Geçenlerde bir arkadaşımın dükkânına alışverişe gitmiştim. Artık oğluna devrettiği dükkânda onu da otururken gördüm. İçeride birkaç kişi vardı; birbirlerine "Bana da bir poşet versene" deyip deyip, gülüyorlardı. Benim aval aval baktığımı gören arkadaşım olayı anlattı: "Geçenlerde yine böyle oturuyordum, köylü bir amca geldi, ezik bir tavırla oğlumdan bir poşet istedi. Poşeti alıp, kıvırarak hemen cebine katıp dükkânımızdan hızla çıktı. Ben bu amcadan biraz şüphelendim, merakla arkasından gittim. Adam bir zincir markete girdi, birkaç ihtiyacını kucağına alıp, kasiyer kızın yanına gitti, aldıklarının tutarını adama söyledikten sonra, kasiyer kızcağız; "Poşet istiyor musun amca?" diye sordu. Adam kaşlarını kaldırıp, bu işi çok iyi bildiğini gösterircesine; "Ne poşeti yahu, size o 25 kuruşluk poşet parasını verecek göz var mı bende!?" diyerek, biraz önce bizden beleşe aldığı poşeti gururla çıkarıp, aldıklarını içine koyarak çıkıp gitti!..

Ben de hemen dükkâna koşup oğlumu uyardım, bundan sonra bizden alışveriş yapmayan kimseye beleş poşet vermemesini tembihledim!.. Bu bizim kullandığımız poşetlerin maliyeti 40 kuruşa geliyor; ama artık ekonomiyi kavramış olan köylü amcam bile uyanmış, zincir markete 25 kuruşu vermemek için bizi kazıklayıp gidiyor!.. İşte oraya yazdım; 'Poşet ücreti 40 KURUŞ!..' diye. Çok şükür ben de ekonomist oldum gari, sana da bir Epistemolojik açıklama yapmamı ister misin Hocam? " dedi, beni de gülmekten yerlere yatırdı.

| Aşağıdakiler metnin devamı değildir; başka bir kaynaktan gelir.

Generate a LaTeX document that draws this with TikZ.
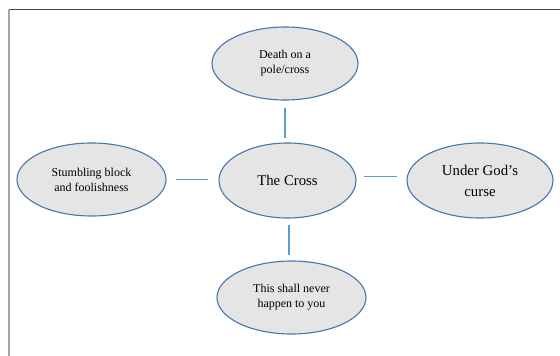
\documentclass[tikz,border=0pt]{standalone}
\usepackage{fontspec}
\setmainfont{Liberation Serif}
\usetikzlibrary{shapes.geometric}
\definecolor{rimblue}{RGB}{72,118,170}
\definecolor{lineblue}{RGB}{91,155,213}
\definecolor{bubblegrey}{RGB}{229,229,229}
\tikzset{
  bubble/.style={ellipse,draw=rimblue,line width=1.1pt,fill=bubblegrey,
    minimum width=146pt,minimum height=73pt,align=center,inner sep=0pt},
  small/.style={font=\fontsize{12}{14.8}\selectfont},
  big/.style={font=\fontsize{14.8}{21}\selectfont},
  link/.style={draw=lineblue,line width=1.4pt}
}
\begin{document}
\begin{tikzpicture}[x=1pt,y=-1pt]
    \useasboundingbox (0,0) rectangle (560,356);
    % frame
    \draw[black!75,line width=1pt] (8,9) -- (560,9);
    \draw[black!35,line width=2pt] (8.5,9) -- (8.5,356);
    % bubbles
    \node[bubble,big,minimum width=137pt,minimum height=75pt] (cross) at (287.5,180.5) {The Cross};
    \node[bubble,small] (pole) at (285,63.5) {Death on a\\pole/cross};
    \node[bubble,small,minimum width=149pt] (stumble) at (91.5,179.5) {Stumbling block\\and foolishness};
    \node[bubble,big,minimum height=75pt] (curse) at (480,180.5) {Under God's\\curse};
    \node[bubble,small,minimum width=149pt] (never) at (291.5,297.5) {This shall never\\happen to you};
    % links
    \draw[link,shorten <=7pt,shorten >=4pt] (pole.south) -- (pole.south |- cross.north);
    \draw[link,shorten <=9pt,shorten >=10pt] (stumble.east) -- (stumble.east -| cross.west);
    \draw[link,shorten <=7pt,shorten >=9pt] ([yshift=4pt]cross.east) -- ([yshift=4pt]curse.west);
    \draw[link,shorten <=6pt,shorten >=5pt] ([xshift=1.5pt]cross.south) -- ([xshift=1.5pt]cross.south |- never.north);
\end{tikzpicture}
\end{document}
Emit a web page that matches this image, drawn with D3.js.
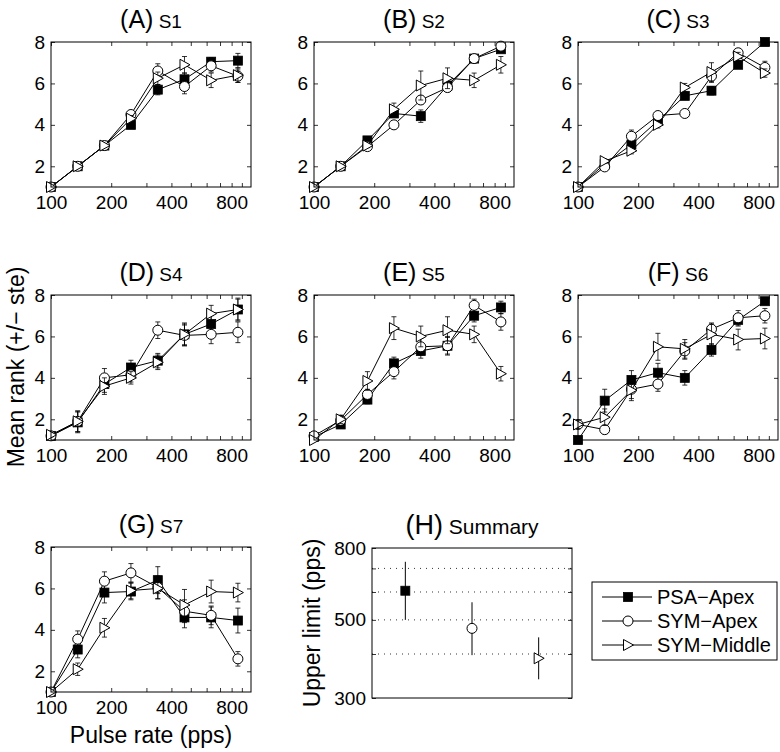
<!DOCTYPE html>
<html><head><meta charset="utf-8">
<script src="https://cdn.jsdelivr.net/npm/d3@7"></script>
<style>body{margin:0;background:#fff}svg{font-family:"Liberation Sans",Arial,Helvetica,sans-serif}</style>
</head><body><svg id="c" width="780" height="752"></svg>
<script>
// ---------------- data ----------------
const pulseRates = [100, 136, 185, 251, 342, 465, 632, 860];
const subjects = ["S1", "S2", "S3", "S4", "S5", "S6", "S7"];
const panelLetters = ["A", "B", "C", "D", "E", "F", "G"];
const seriesNames = ["PSA\u2212Apex", "SYM\u2212Apex", "SYM\u2212Middle"];

const psaApex = [
  [1, 2, 3, 4.0, 5.7, 6.2, 7.05, 7.1],
  [1, 2, 3.25, 4.55, 4.42, 5.9, 7.2, 7.65],
  [1, 2.1, 3.05, 4.2, 5.4, 5.65, 6.9, 8.0],
  [1.2, 1.85, 3.7, 4.5, 4.83, 6.1, 6.6, 7.3],
  [1.15, 1.75, 2.95, 4.7, 5.3, 5.55, 7.0, 7.4],
  [1.0, 2.9, 3.9, 4.25, 4.0, 5.35, 6.8, 7.7],
  [1, 3.05, 5.8, 5.85, 6.4, 4.6, 4.6, 4.45]
];
const psaApexErr = [
  [0, 0, 0, 0.1, 0.25, 0.3, 0.2, 0.35],
  [0, 0, 0.1, 0.15, 0.3, 0.2, 0.1, 0.1],
  [0, 0.1, 0.1, 0.1, 0.15, 0.2, 0.15, 0.05],
  [0.1, 0.5, 0.4, 0.35, 0.35, 0.5, 0.4, 0.5],
  [0.1, 0.15, 0.2, 0.3, 0.35, 0.4, 0.3, 0.3],
  [0, 0.55, 0.45, 0.45, 0.35, 0.3, 0.3, 0.1],
  [0, 0.4, 0.5, 0.4, 0.65, 0.5, 0.5, 0.6]
];
const symApex = [
  [1, 2, 3, 4.5, 6.6, 5.85, 6.85, 6.35],
  [1, 2, 2.95, 4.0, 5.2, 5.8, 7.2, 7.8],
  [1, 1.97, 3.45, 4.45, 4.55, 6.35, 7.48, 6.77],
  [1.2, 1.9, 4.0, 4.15, 6.3, 6.05, 6.1, 6.2],
  [1.2, 1.95, 3.2, 4.3, 5.5, 5.55, 7.5, 6.7],
  [1.75, 1.5, 3.45, 3.7, 5.3, 6.35, 6.9, 7.0],
  [1, 3.55, 6.35, 6.75, 6.05, 4.9, 4.7, 2.6]
];
const symApexErr = [
  [0, 0, 0, 0.15, 0.35, 0.35, 0.3, 0.3],
  [0, 0, 0.1, 0.1, 0.2, 0.2, 0.1, 0.1],
  [0, 0.1, 0.3, 0.15, 0.15, 0.3, 0.2, 0.3],
  [0.1, 0.5, 0.45, 0.35, 0.4, 0.5, 0.45, 0.5],
  [0.1, 0.15, 0.25, 0.35, 0.4, 0.45, 0.3, 0.4],
  [0.15, 0.2, 0.45, 0.35, 0.4, 0.3, 0.35, 0.35],
  [0, 0.4, 0.45, 0.45, 0.55, 0.55, 0.45, 0.35]
];
const symMiddle = [
  [1, 2, 3, 4.3, 6.25, 6.9, 6.15, 6.4],
  [1, 2, 3.0, 4.75, 5.9, 6.25, 6.15, 6.9],
  [1, 2.25, 2.75, 4.0, 5.8, 6.55, 7.3, 6.5],
  [1.25, 1.9, 3.6, 4.0, 4.75, 6.1, 7.1, 7.3],
  [1.0, 2.0, 3.85, 6.4, 6.0, 6.3, 6.1, 4.2],
  [1.75, 2.1, 3.4, 5.5, 5.4, 6.1, 5.85, 5.9],
  [1, 2.1, 4.1, 5.9, 6.0, 5.2, 5.85, 5.8]
];
const symMiddleErr = [
  [0, 0, 0, 0.15, 0.3, 0.4, 0.35, 0.35],
  [0, 0, 0.1, 0.3, 0.7, 0.5, 0.35, 0.4],
  [0, 0.1, 0.15, 0.15, 0.2, 0.45, 0.2, 0.2],
  [0.1, 0.5, 0.4, 0.3, 0.35, 0.55, 0.4, 0.55],
  [0, 0.2, 0.45, 0.55, 0.5, 0.65, 0.4, 0.35],
  [0.2, 0.4, 0.5, 0.65, 0.45, 0.5, 0.5, 0.5],
  [0, 0.3, 0.45, 0.4, 0.5, 0.75, 0.55, 0.45]
];

const xTickValues = [100, 200, 300, 400, 500, 600, 700, 800, 900];
const xTickLabels = [100, 200, 400, 800];
const yTickValues = [2, 4, 6, 8];

const summaryMean = [605, 473, 389];
const summaryLow = [500, 397, 339];
const summaryHigh = [731, 561, 446];
const summaryTickValues = [300, 400, 500, 600, 700, 800];
const summaryTickLabels = [300, 500, 800];
const summaryGrid = [400, 500, 600, 700];

// ---------------- drawing ----------------
const svg = d3.select("#c");
const W = 200, H = 145;
const colX = [51, 314, 578], rowY = [42, 295, 547];
const x = d3.scaleLog().domain([100, 1000]).range([0, W]);
const y = d3.scaleLinear().domain([1, 8]).range([H, 0]);
const seriesVals = [psaApex, symApex, symMiddle];
const seriesErrs = [psaApexErr, symApexErr, symMiddleErr];
const TICKFONT = 19;

function marker(g, type, cx, cy) {
  if (type === 0) {
    g.append("rect").attr("x", cx - 4.5).attr("y", cy - 4.5).attr("width", 9).attr("height", 9)
      .attr("fill", "#000").attr("stroke", "#000").attr("stroke-width", 0.8);
  } else if (type === 1) {
    g.append("circle").attr("cx", cx).attr("cy", cy).attr("r", 5)
      .attr("fill", "#fff").attr("stroke", "#000").attr("stroke-width", 1);
  } else {
    g.append("path").attr("d", `M${cx - 4.5},${cy - 5.5}L${cx + 5.5},${cy}L${cx - 4.5},${cy + 5.5}Z`)
      .attr("fill", "#fff").attr("stroke", "#000").attr("stroke-width", 1);
  }
}

function styleAxis(ax) {
  ax.select(".domain").remove();
  ax.selectAll(".tick line").attr("stroke", "#000").attr("stroke-width", 0.8);
  ax.selectAll("text").attr("font-size", TICKFONT).attr("font-family", '"Liberation Sans",Arial,sans-serif').attr("fill", "#000");
}

subjects.forEach((subj, p) => {
  const col = p % 3, row = Math.floor(p / 3);
  const g = svg.append("g").attr("transform", `translate(${colX[col]},${rowY[row]})`);

  // title
  const t = g.append("text").attr("x", W / 2).attr("y", -14).attr("text-anchor", "middle").attr("fill", "#000");
  t.append("tspan").attr("font-size", 25).text(`(${panelLetters[p]})`);
  t.append("tspan").attr("font-size", 19).text(" " + subj);

  // axes
  const fmt = d => xTickLabels.includes(d) ? String(d) : "";
  styleAxis(g.append("g").attr("transform", `translate(0,${H})`)
    .call(d3.axisBottom(x).tickValues(xTickValues).tickFormat(fmt).tickSizeInner(-4).tickSizeOuter(0).tickPadding(9)));
  styleAxis(g.append("g")
    .call(d3.axisTop(x).tickValues(xTickValues).tickFormat("").tickSizeInner(-4).tickSizeOuter(0)));
  styleAxis(g.append("g")
    .call(d3.axisLeft(y).tickValues(yTickValues).tickFormat(d3.format("d")).tickSizeInner(-4).tickSizeOuter(0).tickPadding(6)));
  styleAxis(g.append("g").attr("transform", `translate(${W},0)`)
    .call(d3.axisRight(y).tickValues(yTickValues).tickFormat("").tickSizeInner(-4).tickSizeOuter(0)));

  const line = d3.line().x((d, i) => x(pulseRates[i])).y(d => y(d));
  seriesVals.forEach((vals, s) => {
    const v = vals[p], e = seriesErrs[s][p];
    const sg = g.append("g");
    v.forEach((val, i) => {
      if (e[i] <= 0) return;
      const cx = x(pulseRates[i]);
      const y1 = y(val - e[i]), y2 = y(val + e[i]);
      sg.append("line").attr("x1", cx).attr("x2", cx).attr("y1", y1).attr("y2", y2).attr("stroke", "#000").attr("stroke-width", 0.8);
      [y1, y2].forEach(yy => sg.append("line").attr("x1", cx - 2.5).attr("x2", cx + 2.5).attr("y1", yy).attr("y2", yy).attr("stroke", "#000").attr("stroke-width", 0.8));
    });
    sg.append("path").attr("d", line(v)).attr("fill", "none").attr("stroke", "#000").attr("stroke-width", 1);
    v.forEach((val, i) => marker(sg, s, x(pulseRates[i]), y(val)));
  });

  g.append("rect").attr("width", W).attr("height", H).attr("fill", "none").attr("stroke", "#000").attr("stroke-width", 1);
});

// axis labels
svg.append("text").attr("transform", `translate(24,367) rotate(-90)`).attr("text-anchor", "middle")
  .attr("font-size", 23).attr("fill", "#000").text("Mean rank (+/\u2212 ste)");
svg.append("text").attr("x", 151).attr("y", 743).attr("text-anchor", "middle")
  .attr("font-size", 23).attr("fill", "#000").text("Pulse rate (pps)");

// ---------------- summary panel ----------------
const HX = 372, HY = 548, HW = 200, HH = 150;
const hg = svg.append("g").attr("transform", `translate(${HX},${HY})`);
const sx = d3.scaleLinear().domain([0.5, 3.5]).range([0, HW]);
const sy = d3.scaleLog().domain([300, 800]).range([HH, 0]);

const ht = hg.append("text").attr("x", HW / 2).attr("y", -14).attr("text-anchor", "middle").attr("fill", "#000");
ht.append("tspan").attr("font-size", 27).text("(H)");
ht.append("tspan").attr("font-size", 21).text(" Summary");

summaryGrid.forEach(v => hg.append("line").attr("x1", 0).attr("x2", HW).attr("y1", sy(v)).attr("y2", sy(v))
  .attr("stroke", "#000").attr("stroke-width", 0.8).attr("stroke-dasharray", "1,5"));

const sfmt = d => summaryTickLabels.includes(d) ? String(d) : "";
styleAxis(hg.append("g").call(d3.axisLeft(sy).tickValues(summaryTickValues).tickFormat(sfmt).tickSizeInner(-4).tickSizeOuter(0).tickPadding(6)));
styleAxis(hg.append("g").attr("transform", `translate(${HW},0)`).call(d3.axisRight(sy).tickValues(summaryTickValues).tickFormat("").tickSizeInner(-4).tickSizeOuter(0)));

summaryMean.forEach((m, i) => {
  const cx = sx(i + 1);
  hg.append("line").attr("x1", cx).attr("x2", cx).attr("y1", sy(summaryLow[i])).attr("y2", sy(summaryHigh[i]))
    .attr("stroke", "#000").attr("stroke-width", 1);
  marker(hg, i, cx, sy(m));
});
hg.append("rect").attr("width", HW).attr("height", HH).attr("fill", "none").attr("stroke", "#000").attr("stroke-width", 1);

svg.append("text").attr("transform", `translate(320,${HY + HH / 2}) rotate(-90)`).attr("text-anchor", "middle")
  .attr("font-size", 23).attr("fill", "#000").text("Upper limit (pps)");

// legend
const lg = svg.append("g").attr("transform", "translate(592,582)");
lg.append("rect").attr("width", 185).attr("height", 78).attr("fill", "#fff").attr("stroke", "#000").attr("stroke-width", 1);
seriesNames.forEach((name, i) => {
  const yy = 15 + i * 24;
  lg.append("line").attr("x1", 10).attr("x2", 60).attr("y1", yy).attr("y2", yy).attr("stroke", "#000").attr("stroke-width", 1);
  marker(lg, i, 36, yy);
  lg.append("text").attr("x", 65).attr("y", yy + 7).attr("font-size", 20).attr("fill", "#000").text(name);
});
</script></body></html>
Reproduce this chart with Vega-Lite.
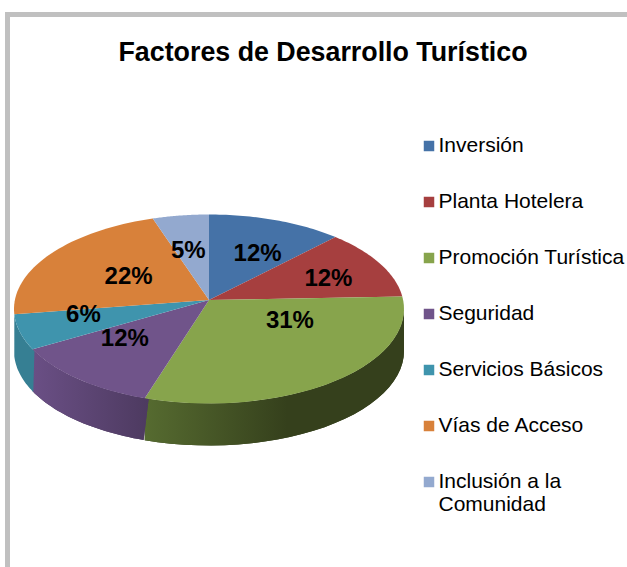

Görüyorsunuz işte, işini bilen insanlarımız, sayın Hazine ve Maliye Bakanımızın bu tür ekonomik açıklamalarını anlıyor, bundan büyük feyz alıyor, kendilerini geliştiriyorlar!.. Bakınız, bu açıklamalar sonrasında şekerin kilosu uçtu, benzin-mazot fiyatları 30 TL'ye dayandı, Dolar yine rekor üstüne rekor kırıyor, biz gariban emeklilerin aldığı "Korkusuz ve Sözcü Gazeteleri" bile 50'şer kuruş zamlandı!.. Eee, hani bizim maaşların gerçek enflasyon farkları, yeni banka promosyon paraları nerede!? Vallahi bir biz akıllanmadık gitti!.. Bana sorarsanız eğer; bendeniz M.Ö. 700 yıllarında parayı bulan 'Lidyalılar' öncesi devirlere dönmek istiyorum!.. Yani; 'Takas Ekonomisi' günlerine!.. O zamanlarda ne Banka vardı, ne Banker Bilo, ne faiz vardı, ne enflasyon, ne de sayın Maliye Bakanımız Nureddin Nebati vardı!.. Bir avuç buğday ile bir avuç tuz, bir parça et ile bir tutam çiçek-böcek takas edilir, herkes gül gibi geçinir giderdi!.. Şu Lidyalıların başımıza belâ ettiği hain 'Para' yüzünden, artık günümüz hayatı çekilmez hale gelmeye başladı be dostlar!..

Neyse, bugün de size Cahit Sıtkı Tarancı'nın 1935'te yazdığı "Akşam Vakti Deniz" şiiriyle veda edelim: "Bu akşam vakti deniz/ O bütün hasretimiz/ Sanki gelmiş de dile/ Nedametin sesiyle/ Çarparak kayalara/ Çarparak kafalara/ 'Yetmez mi?' diyor deniz/ Karada Çektiğiniz!?" Sakin KOŞAR.